Last Wednesday, the Fifth Circuit examined an insurer’s duty to defend injuries arising from and auto accident under a commercial general liability policy and applied its own limited exception to the eight-corners rule in finding that the insurer had no duty to defend or indemnify.  In Star-Tex Resources, L.L.C. v. Granite State Insurance Co., 2014 WL 60192 (5th Cir. (Tex.) January 8, 2014),  an intoxicated employee was driving a car on an auto auction lot when they struck another employee who was walking on the lot and pinned them between two vehicles causing serious injury.  Suit was filed against the insured, Star-Tex and the responsible employee.  They then sought coverage under the employer’s commercial general liability policy.  The insurer denied coverage based on the policy’s auto-exclusion and the insureds then filed a declaratory judgment action seeking coverage.  The trial court granted summary judgment in favor of the insurer and this appeal followed.

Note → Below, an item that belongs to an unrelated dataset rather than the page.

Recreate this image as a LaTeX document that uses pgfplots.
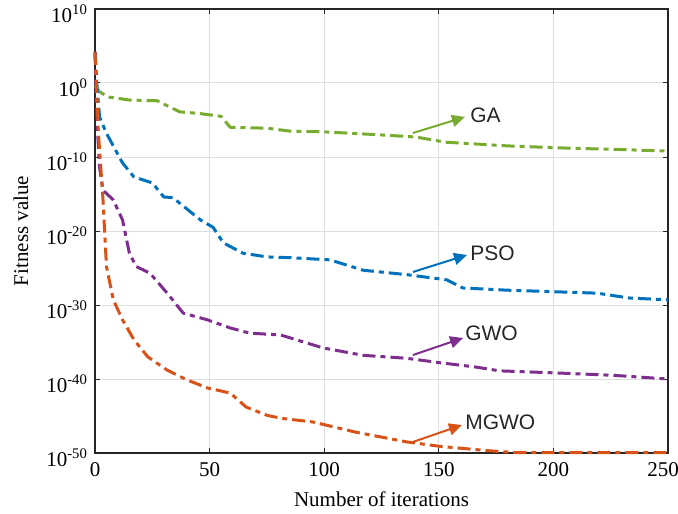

The Fifth Circuit discussed Texas’ relatively strict version of the eight-corners analysis applied to the duty to defend, wherein the factual allegations in the petition are compared to the coverage provided in the insurance policy to determine if the duty to defend exists.  In this case, the injured party’s petition only alleged in part that he was “seriously injured in an automobile collision caused by the negligence of…” the employee who was “under the influence of alcohol or drugs at the time of the collision.”  The court observed that the petition did not say whether the employee was operating the vehicle, or directing traffic or, working in some other capacity when the accident occurred.  So the Fifth Circuit applied its own very limited exception to the eight-corners rule (that has not officially been adopted, nor rejected by the Texas Supreme Court) which permits the use of extrinsic evidence “only when relevant to the independent and discrete coverage issue, not touching on the merits of the underlying third-party claim” and, determined that the auto-exclusion did in fact apply.  Accordingly, summary judgment in favor of the insurer was upheld finding no duty to defend and also, no duty to indemnify.